Todos os domingos são idiotas
Analisando brevemente o livro do Piglia
Desde luego, todos los domingos son idiotas
Ainda assim se trata de um diário de um jovem de vinte e poucos anos, aos poucos, descobrindo o mundo, as namoradas, os amigos e a literatura. O cenário era a Argentina cosmopolita do início dos anos sessenta mas poderia ser 2007: o jovem escritor ressoa com qualquer jovem em qualquer época (o que põe em perspectiva até mesmo nossos sentimentos pelos nossos avós ou pelos baby boomers). Mas, se tem uma coisa que chama mesmo a atenção ao longo de todas as entradas do diário, é o imenso talento que ele possuía para a linguagem e para a literatura. Não exista nada, nenhum autor relevante ou obscuro, que ele não tenha lido e analisado; ao mesmo tempo, ele se mantém o tempo todo atento a qualquer corrupção de seu estilo pelos estilos em voga da época. Entremeados com os diários vemos alguns de seus contos, cuja construção foi comentada ao longo dos diários. Ele cuida sempre que sua arte seja única. Além disso temos o arquétipo do artista sofrido também: artista passando fome e frio, artista brigando com o pai, artista usando metanfetamina para escrever por dias sem parar, artista amando loucamente e depois sofrendo por amar demais.

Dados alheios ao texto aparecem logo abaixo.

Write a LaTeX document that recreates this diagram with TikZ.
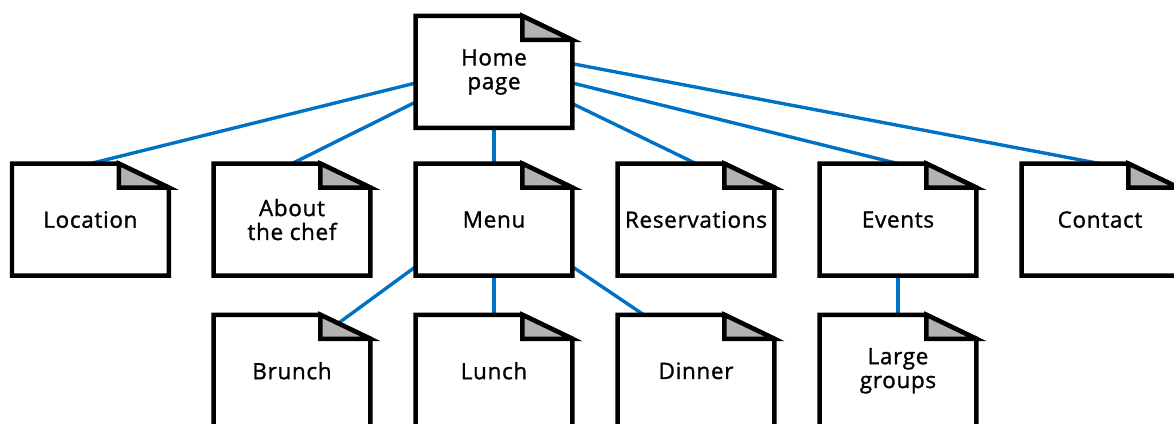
\documentclass[tikz,border=0pt]{standalone}
\usepackage{fontspec}
\setmainfont{Open Sans}[LetterSpace=3, FakeBold=1.2]
\usepackage{tikz}
\usetikzlibrary{positioning}
\definecolor{linkblue}{RGB}{0,114,198}
\definecolor{foldgray}{RGB}{178,178,178}
\tikzset{
	sheet/.style={rectangle, minimum width=3.92cm, minimum height=2.8cm, inner sep=0pt, outer sep=0pt, align=center, font=\fontsize{16}{17}\selectfont},
	outline/.style={line width=3.2pt, line join=miter},
	link/.style={draw=linkblue, line width=2.4pt}
}

\begin{document}
\begin{tikzpicture}
		\useasboundingbox (0,0) rectangle (29.35,10.6);
		% top level
		\node[sheet] (home) at (12.35,8.8) {Home\\page};
		% second row
		\node[sheet] (location) at (2.26,5.11) {Location};
		\node[sheet] (chef) at (7.3,5.11) {About\\the chef};
		\node[sheet] (menu) at (12.35,5.11) {Menu};
		\node[sheet] (reserv) at (17.4,5.11) {Reservations};
		\node[sheet] (events) at (22.45,5.11) {Events};
		\node[sheet] (contact) at (27.5,5.11) {Contact};
		% third row
		\node[sheet] (brunch) at (7.3,1.33) {Brunch};
		\node[sheet] (lunch) at (12.35,1.33) {Lunch};
		\node[sheet] (dinner) at (17.4,1.33) {Dinner};
		\node[sheet] (large) at (22.45,1.33) {Large\\groups};

		\draw[link] (home.188) -- (location.north);
		\draw[link] (home.201.6) -- (chef.north);
		\draw[link] (home.south) -- (menu.north);
		\draw[link] (home.338.4) -- (reserv.north);
		\draw[link] (home.352) -- (events.north);
		\draw[link] (home.6.5) -- (contact.north);
		\draw[link] (menu.211) -- ([shift={(-0.8,-0.21)}]brunch.north east);
		\draw[link] (menu.south) -- (lunch.north);
		\draw[link] (menu.329) -- (dinner.133);
		\draw[link] (events.south) -- (large.north);

		\foreach \n in {home,location,chef,menu,reserv,events,contact,brunch,lunch,dinner,large} {
			\draw[outline] (\n.south west) -- (\n.north west) -- ([xshift=-1.25cm]\n.north east)
				-- ([yshift=-0.6cm]\n.north east) -- (\n.south east) -- cycle;
			\filldraw[outline, fill=foldgray] ([xshift=-1.25cm]\n.north east)
				-- ([xshift=-1.25cm,yshift=-0.6cm]\n.north east) -- ([yshift=-0.6cm]\n.north east) -- cycle;
		}
	\end{tikzpicture}
\end{document}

Temos um vislumbre de seu método de escrever e revisar, que inclui o estágio da incubação, que eu já comentei em uma postagem aqui no Quisquilae. Enfim, indico o livro para qualquer um que ame a arte — nem precisa ser a arte literatura, mas qualquer tipo de ofício artístico.
Também, é uma janela excelente para entender como se davam as relações, de trabalho e afetivas, na Argentina da segunda metade do século XX; tudo o que interessa está lá: Cortázar, Borges, Canclini (que é parte do arcabouço estudado no meu mestrado), García Marquez, Walsh e muitos outros. Conhecemos também o Cacho, um amigo marginal e não literato de Piglia que lhe introduz à imensidão e exuberância do submundo criminoso Argentino. Conhecer a atração de Piglia pelo perigo e pela demonstração de afeto mesmo de criminosos ressoou em mim com amigos malucos que eu já tive — e que eram tão humanos como qualquer um.
A todavia publicou a segunda parte da trilogia (anos felizes) e logo vai publicar a terceira, eu acho. Como anunciado por aí, é também uma oficina literária ler este livro; talvez por isso eu deva esperar um pouco mais para prosseguir com o próximo; apreender o que é arte e o que é da literatura apenas leva um tempo, e eu estou longe de ser tão talentoso como Piglia, o que pede mais uma reflexão acerca de minhas possibilidades neste campo.